**** Material
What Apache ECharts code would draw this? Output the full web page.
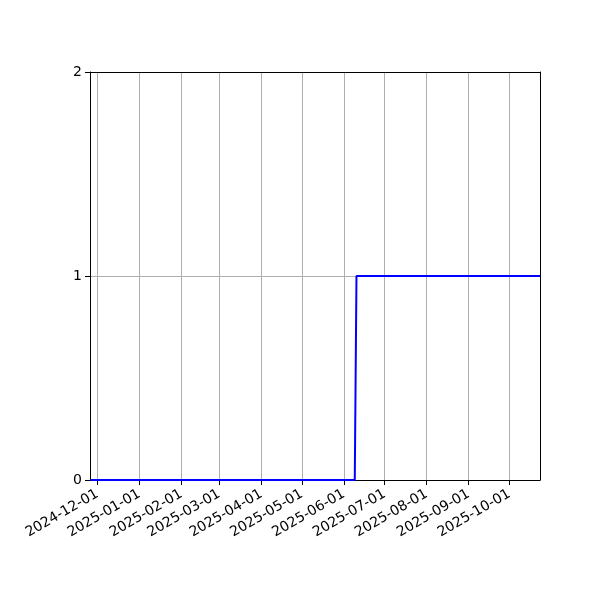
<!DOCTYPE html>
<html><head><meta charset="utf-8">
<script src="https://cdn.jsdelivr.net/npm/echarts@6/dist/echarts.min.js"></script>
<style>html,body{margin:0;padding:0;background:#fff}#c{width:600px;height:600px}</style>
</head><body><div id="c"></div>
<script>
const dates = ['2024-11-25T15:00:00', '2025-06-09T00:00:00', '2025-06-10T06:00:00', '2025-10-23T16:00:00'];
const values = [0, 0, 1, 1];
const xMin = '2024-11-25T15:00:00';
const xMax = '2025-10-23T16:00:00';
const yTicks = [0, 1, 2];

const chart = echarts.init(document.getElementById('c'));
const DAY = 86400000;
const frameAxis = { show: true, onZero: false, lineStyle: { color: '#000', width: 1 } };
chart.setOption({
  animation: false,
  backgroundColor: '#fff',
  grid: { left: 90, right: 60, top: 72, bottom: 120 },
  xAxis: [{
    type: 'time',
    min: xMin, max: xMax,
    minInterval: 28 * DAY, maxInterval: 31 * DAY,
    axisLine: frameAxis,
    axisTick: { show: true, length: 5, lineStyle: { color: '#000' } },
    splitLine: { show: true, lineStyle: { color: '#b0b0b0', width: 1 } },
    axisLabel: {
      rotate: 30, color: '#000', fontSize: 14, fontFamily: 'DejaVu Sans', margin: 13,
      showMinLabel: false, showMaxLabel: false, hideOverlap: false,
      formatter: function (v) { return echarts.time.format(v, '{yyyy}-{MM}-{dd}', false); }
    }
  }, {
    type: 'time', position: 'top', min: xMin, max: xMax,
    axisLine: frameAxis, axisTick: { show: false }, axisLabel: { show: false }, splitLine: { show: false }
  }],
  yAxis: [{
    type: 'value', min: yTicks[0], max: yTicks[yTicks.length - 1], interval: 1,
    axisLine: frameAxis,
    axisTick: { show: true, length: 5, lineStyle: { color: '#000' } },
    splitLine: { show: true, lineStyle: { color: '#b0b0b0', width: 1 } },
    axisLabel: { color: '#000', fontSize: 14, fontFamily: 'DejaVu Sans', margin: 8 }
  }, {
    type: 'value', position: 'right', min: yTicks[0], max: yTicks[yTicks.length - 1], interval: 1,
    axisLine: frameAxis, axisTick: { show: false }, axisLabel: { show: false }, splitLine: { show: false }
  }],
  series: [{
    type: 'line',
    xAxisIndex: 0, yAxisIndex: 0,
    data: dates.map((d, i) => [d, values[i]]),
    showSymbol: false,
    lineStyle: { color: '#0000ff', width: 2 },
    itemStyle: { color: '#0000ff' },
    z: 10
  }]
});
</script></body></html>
********
_The problem_
Only lines belong in the copy: transcribe those from the start of the data through the line that contains "const yTicks = [0, 1, 2];", and skip the pictures.

_Answer to the problem_
What Apache ECharts code would draw this? Output the full web page.
<!DOCTYPE html>
<html><head><meta charset="utf-8">
<script src="https://cdn.jsdelivr.net/npm/echarts@6/dist/echarts.min.js"></script>
<style>html,body{margin:0;padding:0;background:#fff}#c{width:600px;height:600px}</style>
</head><body><div id="c"></div>
<script>
const dates = ['2024-11-25T15:00:00', '2025-06-09T00:00:00', '2025-06-10T06:00:00', '2025-10-23T16:00:00'];
const values = [0, 0, 1, 1];
const xMin = '2024-11-25T15:00:00';
const xMax = '2025-10-23T16:00:00';
const yTicks = [0, 1, 2];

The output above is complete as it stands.